-- START OF Stored data --
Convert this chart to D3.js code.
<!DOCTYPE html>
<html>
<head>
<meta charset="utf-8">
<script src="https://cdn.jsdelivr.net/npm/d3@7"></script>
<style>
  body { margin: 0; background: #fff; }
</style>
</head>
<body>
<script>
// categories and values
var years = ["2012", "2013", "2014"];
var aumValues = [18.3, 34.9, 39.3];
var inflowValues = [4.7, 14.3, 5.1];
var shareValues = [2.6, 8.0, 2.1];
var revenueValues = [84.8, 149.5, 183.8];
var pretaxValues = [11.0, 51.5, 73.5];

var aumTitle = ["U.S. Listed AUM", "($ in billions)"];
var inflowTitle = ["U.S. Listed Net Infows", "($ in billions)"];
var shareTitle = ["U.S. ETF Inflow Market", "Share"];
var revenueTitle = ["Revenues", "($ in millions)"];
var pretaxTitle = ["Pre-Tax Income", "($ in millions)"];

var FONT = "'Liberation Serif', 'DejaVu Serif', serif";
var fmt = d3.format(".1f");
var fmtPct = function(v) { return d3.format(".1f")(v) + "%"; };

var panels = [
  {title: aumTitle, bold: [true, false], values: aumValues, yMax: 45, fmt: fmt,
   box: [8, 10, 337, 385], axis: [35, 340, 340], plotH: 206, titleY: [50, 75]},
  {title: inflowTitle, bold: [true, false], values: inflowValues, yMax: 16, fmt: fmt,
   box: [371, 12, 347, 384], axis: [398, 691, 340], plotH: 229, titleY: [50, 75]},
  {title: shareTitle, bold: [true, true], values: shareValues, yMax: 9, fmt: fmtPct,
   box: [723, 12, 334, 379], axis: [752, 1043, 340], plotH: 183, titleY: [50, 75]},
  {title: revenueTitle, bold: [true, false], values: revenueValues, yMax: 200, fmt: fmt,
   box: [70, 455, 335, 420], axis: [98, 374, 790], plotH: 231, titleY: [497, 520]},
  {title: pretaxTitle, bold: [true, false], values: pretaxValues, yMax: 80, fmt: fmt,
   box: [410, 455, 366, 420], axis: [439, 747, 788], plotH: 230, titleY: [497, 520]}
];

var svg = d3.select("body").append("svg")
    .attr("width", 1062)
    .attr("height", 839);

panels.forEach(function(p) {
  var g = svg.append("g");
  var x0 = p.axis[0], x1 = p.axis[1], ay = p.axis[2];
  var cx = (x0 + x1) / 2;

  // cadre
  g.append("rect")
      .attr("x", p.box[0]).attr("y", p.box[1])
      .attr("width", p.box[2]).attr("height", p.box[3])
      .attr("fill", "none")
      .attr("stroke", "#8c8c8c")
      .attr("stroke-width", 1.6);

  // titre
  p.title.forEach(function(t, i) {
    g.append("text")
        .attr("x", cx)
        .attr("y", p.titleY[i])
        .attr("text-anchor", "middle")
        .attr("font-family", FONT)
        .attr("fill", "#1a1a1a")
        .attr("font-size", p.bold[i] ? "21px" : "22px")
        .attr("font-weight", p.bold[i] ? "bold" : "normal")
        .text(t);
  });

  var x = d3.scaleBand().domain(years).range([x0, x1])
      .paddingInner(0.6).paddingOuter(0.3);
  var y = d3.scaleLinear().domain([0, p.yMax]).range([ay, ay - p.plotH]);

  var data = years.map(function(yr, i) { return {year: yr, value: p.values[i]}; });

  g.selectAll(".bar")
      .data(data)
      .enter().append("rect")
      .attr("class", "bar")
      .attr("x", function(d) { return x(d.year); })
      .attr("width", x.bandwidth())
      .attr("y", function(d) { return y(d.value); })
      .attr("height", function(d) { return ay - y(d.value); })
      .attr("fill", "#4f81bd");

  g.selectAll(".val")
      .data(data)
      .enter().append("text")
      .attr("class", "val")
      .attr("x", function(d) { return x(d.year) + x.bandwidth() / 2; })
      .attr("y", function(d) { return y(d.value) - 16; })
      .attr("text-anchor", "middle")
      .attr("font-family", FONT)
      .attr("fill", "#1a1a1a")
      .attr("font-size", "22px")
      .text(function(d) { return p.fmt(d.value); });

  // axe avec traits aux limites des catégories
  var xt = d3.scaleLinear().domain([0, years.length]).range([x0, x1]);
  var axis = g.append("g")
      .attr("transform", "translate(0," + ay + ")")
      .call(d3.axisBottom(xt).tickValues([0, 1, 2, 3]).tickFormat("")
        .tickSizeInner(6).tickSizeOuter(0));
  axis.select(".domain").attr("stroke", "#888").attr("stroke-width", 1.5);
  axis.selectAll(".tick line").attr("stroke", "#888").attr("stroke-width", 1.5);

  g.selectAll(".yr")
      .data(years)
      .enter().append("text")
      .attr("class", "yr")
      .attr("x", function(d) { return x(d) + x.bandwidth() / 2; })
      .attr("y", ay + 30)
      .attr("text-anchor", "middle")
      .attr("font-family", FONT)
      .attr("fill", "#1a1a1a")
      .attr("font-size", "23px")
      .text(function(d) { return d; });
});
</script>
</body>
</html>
-- END OF Stored data --
Written task:
Type the material above out again, exactly.

Response to the exercise:
Convert this chart to D3.js code.
<!DOCTYPE html>
<html>
<head>
<meta charset="utf-8">
<script src="https://cdn.jsdelivr.net/npm/d3@7"></script>
<style>
  body { margin: 0; background: #fff; }
</style>
</head>
<body>
<script>
// categories and values
var years = ["2012", "2013", "2014"];
var aumValues = [18.3, 34.9, 39.3];
var inflowValues = [4.7, 14.3, 5.1];
var shareValues = [2.6, 8.0, 2.1];
var revenueValues = [84.8, 149.5, 183.8];
var pretaxValues = [11.0, 51.5, 73.5];

var aumTitle = ["U.S. Listed AUM", "($ in billions)"];
var inflowTitle = ["U.S. Listed Net Infows", "($ in billions)"];
var shareTitle = ["U.S. ETF Inflow Market", "Share"];
var revenueTitle = ["Revenues", "($ in millions)"];
var pretaxTitle = ["Pre-Tax Income", "($ in millions)"];

var FONT = "'Liberation Serif', 'DejaVu Serif', serif";
var fmt = d3.format(".1f");
var fmtPct = function(v) { return d3.format(".1f")(v) + "%"; };

var panels = [
  {title: aumTitle, bold: [true, false], values: aumValues, yMax: 45, fmt: fmt,
   box: [8, 10, 337, 385], axis: [35, 340, 340], plotH: 206, titleY: [50, 75]},
  {title: inflowTitle, bold: [true, false], values: inflowValues, yMax: 16, fmt: fmt,
   box: [371, 12, 347, 384], axis: [398, 691, 340], plotH: 229, titleY: [50, 75]},
  {title: shareTitle, bold: [true, true], values: shareValues, yMax: 9, fmt: fmtPct,
   box: [723, 12, 334, 379], axis: [752, 1043, 340], plotH: 183, titleY: [50, 75]},
  {title: revenueTitle, bold: [true, false], values: revenueValues, yMax: 200, fmt: fmt,
   box: [70, 455, 335, 420], axis: [98, 374, 790], plotH: 231, titleY: [497, 520]},
  {title: pretaxTitle, bold: [true, false], values: pretaxValues, yMax: 80, fmt: fmt,
   box: [410, 455, 366, 420], axis: [439, 747, 788], plotH: 230, titleY: [497, 520]}
];

var svg = d3.select("body").append("svg")
    .attr("width", 1062)
    .attr("height", 839);

panels.forEach(function(p) {
  var g = svg.append("g");
  var x0 = p.axis[0], x1 = p.axis[1], ay = p.axis[2];
  var cx = (x0 + x1) / 2;

  // cadre
  g.append("rect")
      .attr("x", p.box[0]).attr("y", p.box[1])
      .attr("width", p.box[2]).attr("height", p.box[3])
      .attr("fill", "none")
      .attr("stroke", "#8c8c8c")
      .attr("stroke-width", 1.6);

  // titre
  p.title.forEach(function(t, i) {
    g.append("text")
        .attr("x", cx)
        .attr("y", p.titleY[i])
        .attr("text-anchor", "middle")
        .attr("font-family", FONT)
        .attr("fill", "#1a1a1a")
        .attr("font-size", p.bold[i] ? "21px" : "22px")
        .attr("font-weight", p.bold[i] ? "bold" : "normal")
        .text(t);
  });

  var x = d3.scaleBand().domain(years).range([x0, x1])
      .paddingInner(0.6).paddingOuter(0.3);
  var y = d3.scaleLinear().domain([0, p.yMax]).range([ay, ay - p.plotH]);

  var data = years.map(function(yr, i) { return {year: yr, value: p.values[i]}; });

  g.selectAll(".bar")
      .data(data)
      .enter().append("rect")
      .attr("class", "bar")
      .attr("x", function(d) { return x(d.year); })
      .attr("width", x.bandwidth())
      .attr("y", function(d) { return y(d.value); })
      .attr("height", function(d) { return ay - y(d.value); })
      .attr("fill", "#4f81bd");

  g.selectAll(".val")
      .data(data)
      .enter().append("text")
      .attr("class", "val")
      .attr("x", function(d) { return x(d.year) + x.bandwidth() / 2; })
      .attr("y", function(d) { return y(d.value) - 16; })
      .attr("text-anchor", "middle")
      .attr("font-family", FONT)
      .attr("fill", "#1a1a1a")
      .attr("font-size", "22px")
      .text(function(d) { return p.fmt(d.value); });

  // axe avec traits aux limites des catégories
  var xt = d3.scaleLinear().domain([0, years.length]).range([x0, x1]);
  var axis = g.append("g")
      .attr("transform", "translate(0," + ay + ")")
      .call(d3.axisBottom(xt).tickValues([0, 1, 2, 3]).tickFormat("")
        .tickSizeInner(6).tickSizeOuter(0));
  axis.select(".domain").attr("stroke", "#888").attr("stroke-width", 1.5);
  axis.selectAll(".tick line").attr("stroke", "#888").attr("stroke-width", 1.5);

  g.selectAll(".yr")
      .data(years)
      .enter().append("text")
      .attr("class", "yr")
      .attr("x", function(d) { return x(d) + x.bandwidth() / 2; })
      .attr("y", ay + 30)
      .attr("text-anchor", "middle")
      .attr("font-family", FONT)
      .attr("fill", "#1a1a1a")
      .attr("font-size", "23px")
      .text(function(d) { return d; });
});
</script>
</body>
</html>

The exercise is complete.